From deduction, the most obvious choice here is Int. It's got precedence in Array, other types from the Standard Library and C. This leads to the next issue.
Bottlenecks
Since our Index differs from the underlying indices, we can't compare them. This means that we need alternative solutions to implement endIndex and subscript(_:).
endIndex
We can use count to retrieve our endIndex:
@inlinable public var endIndex: Index {
return Swift.max(collection1.count, collection2.count)
}
But now we've hit a bottleneck. We're expected to provide our endIndex in O(1).

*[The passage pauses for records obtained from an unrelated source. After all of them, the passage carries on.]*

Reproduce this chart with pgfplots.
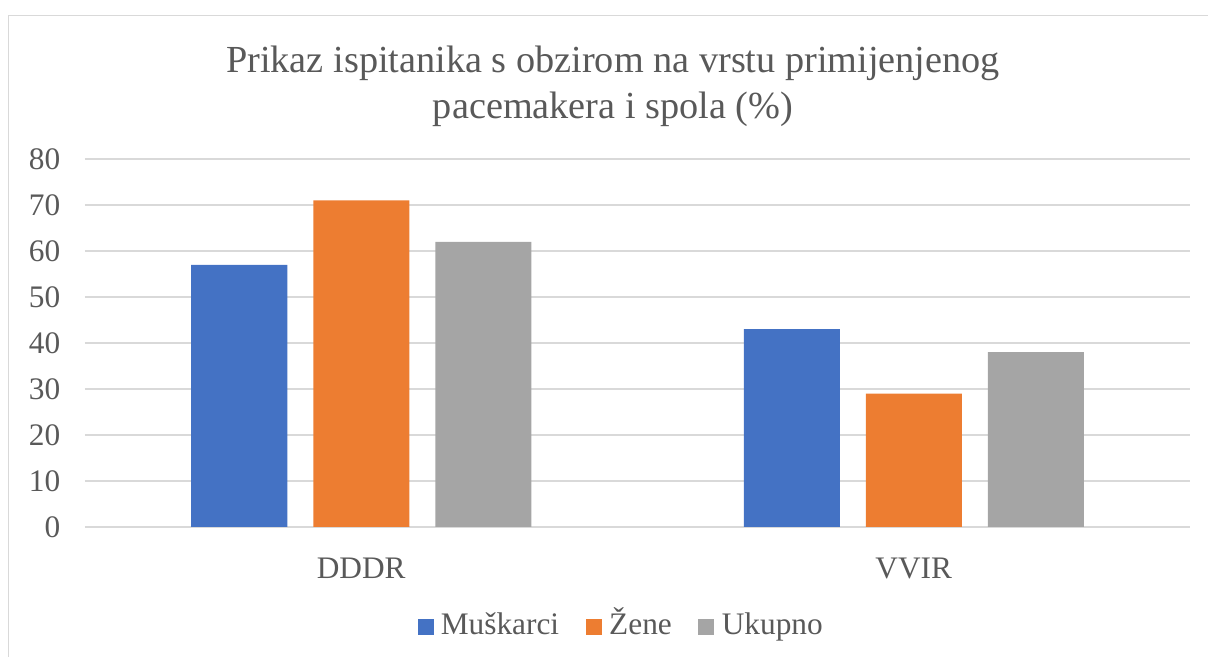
\documentclass[border=0pt]{standalone}
\usepackage{pgfplots}
\pgfplotsset{compat=1.18}
\usepackage{fontspec}
\setmainfont{Liberation Serif}
\definecolor{cblue}{HTML}{4472C4}
\definecolor{corange}{HTML}{ED7D31}
\definecolor{cgray}{HTML}{A5A5A5}
\definecolor{gridgray}{HTML}{D9D9D9}
\definecolor{textgray}{HTML}{595959}
\begin{document}
\begin{tikzpicture}[x=0.75pt,y=0.75pt]
\path[use as bounding box] (0,0) rectangle (1208,657);
\draw[gridgray, line width=1.1pt] (8.5,-20) -- (8.5,641.5) -- (1250,641.5);
\node[text=textgray, align=center, font=\fontsize{28.7}{34.5}\selectfont] at (613,571) {Prikaz ispitanika s obzirom na vrstu primijenjenog\\pacemakera i spola (\%)};
\begin{axis}[
  at={(63.75pt,97.5pt)}, anchor=south west,
  scale only axis, width=828.75pt, height=276pt,
  ymin=0, ymax=80, ytick={0,10,...,80},
  xmin=-0.5, xmax=1.5, xtick={0,1}, xticklabels={DDDR,VVIR},
  ybar=19.5pt, bar width=72pt,
  axis line style={draw=none}, tick style={draw=none},
  major tick length=0pt,
  ymajorgrids, grid style={draw=gridgray, line width=1.1pt},
  /pgf/number format/assume math mode=true,
  tick label style={font=\fontsize{23.5}{24}\selectfont, text=textgray},
  yticklabel style={anchor=east, xshift=-15pt},
  xticklabel style={anchor=north, yshift=-20pt},
  legend columns=3,
  legend style={at={(0.4855,-0.2717)}, anchor=center, draw=none, fill=none,
    font=\fontsize{23.5}{24}\selectfont, text=textgray,
    nodes={text height=16pt, text depth=5pt},
    /tikz/every odd column/.append style={column sep=3.5pt},
    /tikz/every even column/.append style={column sep=18pt}},
  legend image code/.code={\fill[#1] (0pt,-6pt) rectangle (12pt,6pt);},
]
\addplot[fill=cblue, draw=none] coordinates {(0,57) (1,43)};
\addplot[fill=corange, draw=none] coordinates {(0,71) (1,29)};
\addplot[fill=cgray, draw=none] coordinates {(0,62) (1,38)};
\legend{Muškarci,Žene,Ukupno}
\end{axis}
\end{tikzpicture}
\end{document}
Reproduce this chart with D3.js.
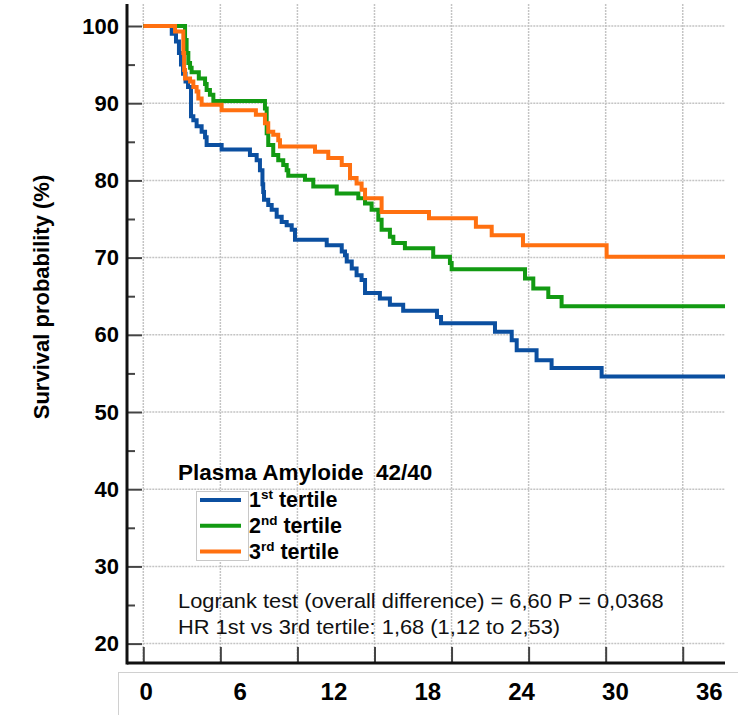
<!DOCTYPE html>
<html>
<head>
<meta charset="utf-8">
<script src="https://cdn.jsdelivr.net/npm/d3@7"></script>
<style>
  body { margin: 0; background: #fff; }
  svg { display: block; font-family: "Liberation Sans", Arial, sans-serif; }
</style>
</head>
<body>
<svg width="738" height="715"></svg>
<script>
// Kaplan-Meier curves, [month, survival %] at each step
var tertile1 = [[0,100],[1.82,99.0],[2.09,98.0],[2.28,96.5],[2.41,95.0],[2.54,93.8],[2.7,92.8],[2.86,92.1],
  [3.05,88.3],[3.20,87.8],[3.41,87.0],[3.73,86.3],[3.95,85.6],[4.05,84.6],[5.01,84.0],[6.82,83.3],
  [7.25,82.6],[7.46,81.3],[7.62,79.5],[7.67,78.5],[7.72,77.5],[7.99,76.8],[8.21,76.2],[8.53,75.3],
  [8.85,74.6],[9.17,74.2],[9.49,73.6],[9.70,72.3],[11.73,71.6],[12.69,70.8],[12.90,70.3],[13.01,69.5],
  [13.33,68.6],[13.64,67.7],[13.96,67.1],[14.18,65.4],[15.13,64.7],[15.77,63.9],[16.62,63.1],
  [18.78,62.3],[19.04,61.5],[22.49,60.4],[23.56,59.3],[23.88,58.0],[25.15,56.7],[26.11,55.7],[29.31,54.6]];

var tertile2 = [[0,100],[2.67,98.2],[2.77,96.5],[2.88,95.2],[2.99,94.6],[3.09,94.0],[3.55,93.2],[3.95,92.5],
  [4.05,91.7],[4.26,91.1],[4.48,90.3],[7.78,89.3],[7.89,86.1],[7.99,84.6],[8.31,83.3],[8.63,82.6],
  [8.95,82.0],[9.17,81.3],[9.27,80.6],[10.34,80.1],[10.87,79.2],[12.37,78.3],[13.75,77.7],[14.18,77.0],
  [14.60,76.2],[15.03,74.9],[15.24,73.6],[15.77,72.7],[15.99,71.9],[16.73,71.2],[18.54,70.1],
  [19.61,69.3],[19.72,68.5],[24.41,67.3],[24.94,66.0],[25.90,64.9],[26.75,63.7]];

var tertile3 = [[0,100],[2.03,99.3],[2.56,96.5],[2.61,94.3],[2.67,93.2],[2.99,92.8],[3.20,92.1],[3.41,91.5],
  [3.52,90.6],[3.73,89.8],[5.01,89.1],[7.20,88.5],[7.78,87.4],[7.99,86.3],[8.31,85.9],[8.63,85.2],
  [8.74,84.4],[10.98,83.7],[11.83,82.9],[12.69,82.0],[13.22,80.3],[13.64,79.6],[13.96,78.8],[14.18,77.7],
  [15.24,75.9],[18.27,75.1],[21.27,74.0],[22.28,72.9],[24.28,71.6],[29.63,70.1]];

var seriesNames = ["1st tertile", "2nd tertile", "3rd tertile"];
var seriesColors = ["#0b4fa0", "#129a12", "#ff7010"];
var seriesData = [tertile1, tertile2, tertile3];

var yTicks = [20, 30, 40, 50, 60, 70, 80, 90, 100];
var yMinorTicks = [25, 35, 45, 55, 65, 75, 85, 95];
var monthLabels = [0, 6, 12, 18, 24, 30, 36];
var xMax = 37.2;
// the original axis was in days with a tick every 150 days
var gridStep = 150 / 30.4375;

var legendTitle = "Plasma Amyloide\u00a0\u00a042/40";
var statsText = ["Logrank test (overall difference) = 6,60 P = 0,0368",
                 "HR 1st vs 3rd tertile: 1,68 (1,12 to 2,53)"];

var svg = d3.select("svg");
svg.append("rect").attr("width", 738).attr("height", 715).attr("fill", "#fff");

var x = d3.scaleLinear().domain([0, xMax]).range([143.3, 725]);
var y = d3.scaleLinear().domain([20, 100]).range([643.6, 26]);
var axisX = 127, axisY = 663;

// gridlines
var grid = svg.append("g").attr("stroke", "#c4c4c4").attr("stroke-width", 1.5).attr("stroke-dasharray", "2,1");
grid.selectAll(".gx").data(d3.range(0, xMax - 1, gridStep)).enter().append("line")
    .attr("x1", function(d) { return x(d); }).attr("x2", function(d) { return x(d); })
    .attr("y1", 4).attr("y2", axisY);
grid.selectAll(".gy").data(yTicks).enter().append("line")
    .attr("x1", x(0)).attr("x2", x(xMax))
    .attr("y1", function(d) { return y(d); }).attr("y2", function(d) { return y(d); });

// y axis, ticks pointing into the plot
var yAxis = svg.append("g")
    .attr("transform", "translate(" + axisX + ",0)")
    .call(d3.axisLeft(y).tickValues(yTicks).tickSizeInner(-15).tickSizeOuter(0).tickPadding(8));
yAxis.select(".domain").remove();
yAxis.selectAll(".tick line").attr("stroke", "#444").attr("stroke-width", 2);
yAxis.selectAll(".tick text").attr("font-size", 22).attr("font-weight", "bold").attr("fill", "#000")
    .attr("font-family", "'Liberation Sans', Arial, sans-serif");

var yMinor = svg.append("g")
    .attr("transform", "translate(" + axisX + ",0)")
    .call(d3.axisLeft(y).tickValues(yMinorTicks).tickSizeInner(-8).tickSizeOuter(0).tickFormat(""));
yMinor.select(".domain").remove();
yMinor.selectAll(".tick line").attr("stroke", "#444").attr("stroke-width", 2);

// x axis ticks pointing up
var xAxis = svg.append("g")
    .attr("transform", "translate(0," + axisY + ")")
    .call(d3.axisBottom(x).tickValues(d3.range(0, xMax - 1, gridStep)).tickSizeInner(-16).tickSizeOuter(0).tickFormat(""));
xAxis.select(".domain").remove();
xAxis.selectAll(".tick line").attr("stroke", "#444").attr("stroke-width", 2);

svg.append("line").attr("x1", axisX).attr("x2", axisX).attr("y1", 4).attr("y2", axisY + 1.5)
    .attr("stroke", "#111").attr("stroke-width", 3);
svg.append("line").attr("x1", axisX).attr("x2", x(xMax)).attr("y1", axisY).attr("y2", axisY)
    .attr("stroke", "#111").attr("stroke-width", 3);

// y title
svg.append("text")
    .attr("transform", "translate(49,297) rotate(-90)")
    .attr("text-anchor", "middle")
    .attr("font-size", 22).attr("font-weight", "bold")
    .text("Survival probability (%)");

// month labels strip
svg.append("rect").attr("x", 118.5).attr("y", 672.5).attr("width", 640).attr("height", 60)
    .attr("fill", "#fff").attr("stroke", "#d0d0d0");
svg.append("g").selectAll("text").data(monthLabels).enter().append("text")
    .attr("x", function(d) { return x(d) + 3; })
    .attr("y", 700)
    .attr("text-anchor", "middle")
    .attr("font-size", 24).attr("font-weight", "bold")
    .text(function(d) { return d; });

// curves
var line = d3.line()
    .x(function(d) { return x(d[0]); })
    .y(function(d) { return y(d[1]); })
    .curve(d3.curveStepAfter);

seriesData.forEach(function(s, i) {
  var pts = s.concat([[xMax, s[s.length - 1][1]]]);
  svg.append("path")
      .datum(pts)
      .attr("fill", "none")
      .attr("stroke", seriesColors[i])
      .attr("stroke-width", 4)
      .attr("d", line);
});

// legend
svg.append("text").attr("x", 178).attr("y", 480)
    .attr("font-size", 22.5).attr("font-weight", "bold")
    .text(legendTitle);

svg.append("rect").attr("x", 196.5).attr("y", 491.5).attr("width", 52).attr("height", 69)
    .attr("fill", "#fff").attr("stroke", "#c8c8c8");

var legend = svg.append("g").selectAll("g").data(seriesNames).enter().append("g")
    .attr("transform", function(d, i) { return "translate(0," + (500 + i * 25.8) + ")"; });
legend.append("line").attr("x1", 200).attr("x2", 241).attr("y1", 0).attr("y2", 0)
    .attr("stroke", function(d, i) { return seriesColors[i]; }).attr("stroke-width", 4);
var lt = legend.append("text").attr("x", 249).attr("y", 7)
    .attr("font-size", 21.5).attr("font-weight", "bold");
lt.append("tspan").text(function(d) { return d.match(/^\d+/)[0]; });
lt.append("tspan").attr("font-size", 13.5).attr("dy", -8)
    .text(function(d) { return d.match(/^\d+(\D+?) /)[1]; });
lt.append("tspan").attr("dy", 8)
    .text(function(d) { return d.replace(/^\S+/, ""); });

// statistics, a bit wider than the font's natural width
svg.append("g").selectAll("text").data(statsText).enter().append("text")
    .attr("transform", function(d, i) { return "translate(178," + (608 + i * 26) + ") scale(1.12,1)"; })
    .attr("font-size", 19.5)
    .attr("fill", "#111")
    .text(function(d) { return d; });
</script>
</body>
</html>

count is O(1) if the Collection conforms to RandomAccessCollection, otherwise it's O(n), where n is the length of the Collection.
subscript(_:)
Here we use index(_:offsetBy:) to retrieve the underlying indices and contains(_:) and subscript(_:) to check for the existence and retrievement of its associated Element:
@inlinable public subscript (index: Index) -> Element {
let index1 = collection1.index(collection1.startIndex, offsetBy: index)

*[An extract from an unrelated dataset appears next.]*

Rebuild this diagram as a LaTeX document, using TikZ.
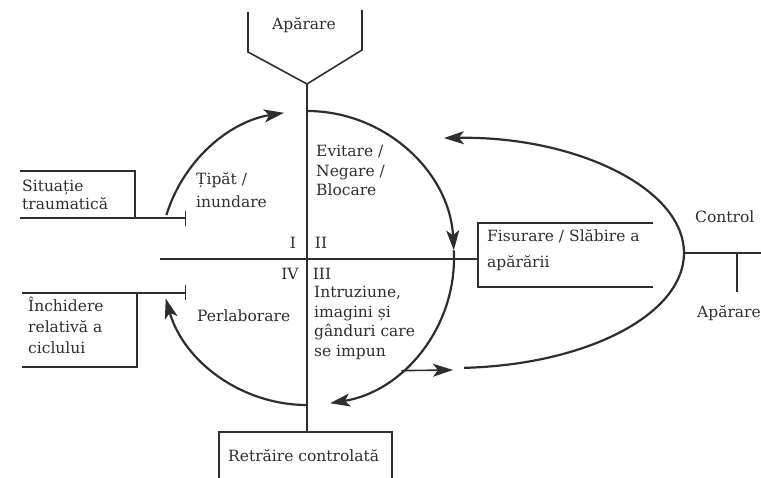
\documentclass[tikz,border=0pt]{standalone}
\usepackage{fontspec}
\setmainfont{DejaVu Serif}
\usetikzlibrary{arrows.meta,calc}
\definecolor{ink}{HTML}{2E2E2E}
\begin{document}
\begin{tikzpicture}[x=1pt,y=-1pt,
  ln/.style={line width=1.6pt,draw=ink},
  cv/.style={line width=2.2pt,draw=ink},
  tip/.style={-{Stealth[length=20pt,width=13pt,inset=5pt]}},
  lbl/.style={anchor=base west,inner sep=0pt,font=\fontsize{15.5}{18}\selectfont,text=ink},
  lblc/.style={lbl,anchor=base}]
\useasboundingbox (0,0) rectangle (761,478);
% coordinates
\coordinate (c) at (307,258);
\coordinate (e) at (452,253);
\coordinate (fTL) at (248,12);
\coordinate (fL) at (248,52);
\coordinate (fTip) at (307,84);
\coordinate (fR) at (362,50);
\coordinate (fTR) at (362,10);
\coordinate (axB) at (307,432);
\coordinate (hL) at (160,259);
\coordinate (hR) at (478,259);
% funnel (Aparare top)
\draw[ln,line join=miter] (fTL) -- (fL) -- (fTip) -- (fR) -- (fTR);
% axes
\draw[ln] (fTip) -- (axB);
\draw[ln] (hL) -- (hR);
% Fisurare box
\coordinate (fbTR) at (653,223);
\coordinate (fbTL) at (478,223);
\coordinate (fbBL) at (478,287);
\coordinate (fbBR) at (653,287);
\draw[ln] (fbTR) -- (fbTL) -- (fbBL) -- (fbBR);
% Control line
\coordinate (ctlL) at (684,253);
\coordinate (ctlR) at (761,253);
\coordinate (tk) at (737,253);
\coordinate (tkB) at (737,292);
\draw[ln] (ctlL) -- (ctlR);
\draw[ln] (tk) -- (tkB);
% Situatie box
\coordinate (s1) at (20,171);
\coordinate (s2) at (135,171);
\coordinate (s3) at (135,218);
\coordinate (s4) at (20,218);
\coordinate (s5) at (185,218);
\draw[ln] (s1) -- (s2) -- (s3);
\draw[ln] (s4) -- (s5);
\draw[line width=1pt,draw=ink] ($(s5)+(0,-7)$) -- ($(s5)+(0,8)$);
% Inchidere box
\coordinate (i1) at (22,293);
\coordinate (i2) at (185,293);
\coordinate (i3) at (137,293);
\coordinate (i4) at (137,367);
\coordinate (i5) at (22,367);
\draw[ln] (i1) -- (i2);
\draw[line width=1pt,draw=ink] ($(i2)+(0,-8)$) -- ($(i2)+(0,7)$);
\draw[ln] (i3) -- (i4) -- (i5);
% bottom box
\coordinate (b1) at (219,478);
\coordinate (b2) at (219,432);
\coordinate (b3) at (392,432);
\coordinate (b4) at (392,478);
\draw[ln] (b1) -- (b2) -- (b3) -- (b4);
% circle arcs
\draw[cv,tip] ($(c)+(197:147)$) arc[start angle=197,end angle=261,radius=147];
\draw[cv,tip] ($(c)+(-90:147)$) arc[start angle=-90,end angle=-3,radius=147];
\draw[cv,tip] ($(c)+(-3:147)$) arc[start angle=-3,end angle=81,radius=147];
\draw[cv,tip] ($(c)+(90:147)$) arc[start angle=90,end angle=164,radius=147];
% side arrow
\coordinate (h1) at ($(c)+(50:147)$);
\coordinate (h2) at (453,370);
\draw[ln,tip] (h1) -- (h2);
% big control loop
\draw[cv,tip] ($(e)+(87:232 and 115)$) arc[start angle=87,end angle=-92,x radius=232,y radius=115];
% texts
\node[lblc] (tA) at (304,30) {Apărare};
\node[lbl] (t1a) at (196,185) {Țipăt /};
\node[lbl] (t1b) at (196,208) {inundare};
\node[lbl] (t2a) at (316,157) {Evitare /};
\node[lbl] (t2b) at (316,177) {Negare /};
\node[lbl] (t2c) at (316,196) {Blocare};
\node[lblc] (qI) at (293,249) {I};
\node[lblc] (qII) at (321,249) {II};
\node[lblc] (qIV) at (290,280) {IV};
\node[lblc] (qIII) at (322,280) {III};
\node[lbl] (t3a) at (314,298) {Intruziune,};
\node[lbl] (t3b) at (314,318) {imagini și};
\node[lbl] (t3c) at (314,337) {gânduri care};
\node[lbl] (t3d) at (314,357) {se impun};
\node[lbl] (t4) at (197,322) {Perlaborare};
\node[lbl] (ts1) at (22,192) {Situație};
\node[lbl] (ts2) at (22,210) {traumatică};
\node[lbl] (ti1) at (28,312) {Închidere};
\node[lbl] (ti2) at (28,333) {relativă a};
\node[lbl] (ti3) at (28,354) {ciclului};
\node[lbl] (tf1) at (487,242) {Fisurare / Slăbire a};
\node[lbl] (tf2) at (487,268) {apărării};
\node[lbl] (tc) at (695,223) {Control};
\node[lbl] (tap) at (697,318) {Apărare};
\node[lbl] (tr) at (228,461) {Retrăire controlată};
\end{tikzpicture}
\end{document}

let index2 = collection2.index(collection2.startIndex, offsetBy: index)
return (
collection1.indices.contains(index1) ? .some(collection1[index1]) : .none,
collection2.indices.contains(index2) ? .some(collection2[index2]) : .none
)
}
Again, its time complexity is O(n) where O(1) is expected unless the underlying Collections conform to RandomAccessCollection.

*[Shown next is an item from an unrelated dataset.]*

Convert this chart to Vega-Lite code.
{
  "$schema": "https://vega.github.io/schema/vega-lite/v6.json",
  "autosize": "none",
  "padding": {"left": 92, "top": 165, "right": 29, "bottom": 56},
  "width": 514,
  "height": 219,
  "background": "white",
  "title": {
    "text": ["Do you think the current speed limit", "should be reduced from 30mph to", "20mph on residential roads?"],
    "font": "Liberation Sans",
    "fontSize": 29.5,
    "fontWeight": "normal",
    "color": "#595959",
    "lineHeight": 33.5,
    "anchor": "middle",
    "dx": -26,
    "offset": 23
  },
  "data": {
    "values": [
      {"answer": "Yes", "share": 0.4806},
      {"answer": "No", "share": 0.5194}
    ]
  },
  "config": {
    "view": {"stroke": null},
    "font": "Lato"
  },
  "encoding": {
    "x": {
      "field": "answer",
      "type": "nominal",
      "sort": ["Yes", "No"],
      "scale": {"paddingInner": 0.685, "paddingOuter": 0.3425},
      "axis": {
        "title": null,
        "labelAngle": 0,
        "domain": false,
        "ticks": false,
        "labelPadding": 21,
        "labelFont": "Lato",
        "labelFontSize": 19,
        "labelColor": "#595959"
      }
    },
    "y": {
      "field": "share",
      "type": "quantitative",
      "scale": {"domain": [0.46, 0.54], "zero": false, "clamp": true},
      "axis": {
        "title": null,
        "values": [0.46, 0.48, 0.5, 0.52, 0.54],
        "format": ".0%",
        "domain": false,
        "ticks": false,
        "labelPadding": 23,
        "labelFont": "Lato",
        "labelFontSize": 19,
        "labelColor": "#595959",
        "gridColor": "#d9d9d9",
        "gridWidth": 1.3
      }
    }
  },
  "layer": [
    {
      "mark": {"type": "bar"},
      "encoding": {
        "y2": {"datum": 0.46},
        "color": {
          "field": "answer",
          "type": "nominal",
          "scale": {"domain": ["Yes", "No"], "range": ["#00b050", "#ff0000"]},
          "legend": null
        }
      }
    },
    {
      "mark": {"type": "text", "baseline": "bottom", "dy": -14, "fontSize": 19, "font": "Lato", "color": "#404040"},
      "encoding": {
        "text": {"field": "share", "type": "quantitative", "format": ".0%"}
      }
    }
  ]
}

(contains(_:) is needed here for safety. We're not certain if one of the elements lies outside of the shorter Collection.)
last
The default implementation of last, by way of BidirectionalCollection, is the following:
public var last: Element? {
return isEmpty ? nil : self[index(before: endIndex)]
}
Same story here, our implementation of endIndex makes this O(n) and RandomAccessCollection saves the day once again.
Points of Discussion
Taking performance semantics and usability into consideration, what would be the best way forward? How should these types be implemented? (Or maybe you see room for improvement?)
Currently I see two options:
-
If the implementation specified above meets the threshold of Standard Library inclusion, properly document all complexity exceptions.
-
Only conditionally conform to RandomAccessCollection iff Collection1 and Collection2 conform to RandomAccessCollection. This excludes all other Collections down the protocol chain. For these we've still got ZipLongest2Sequence as a back-up.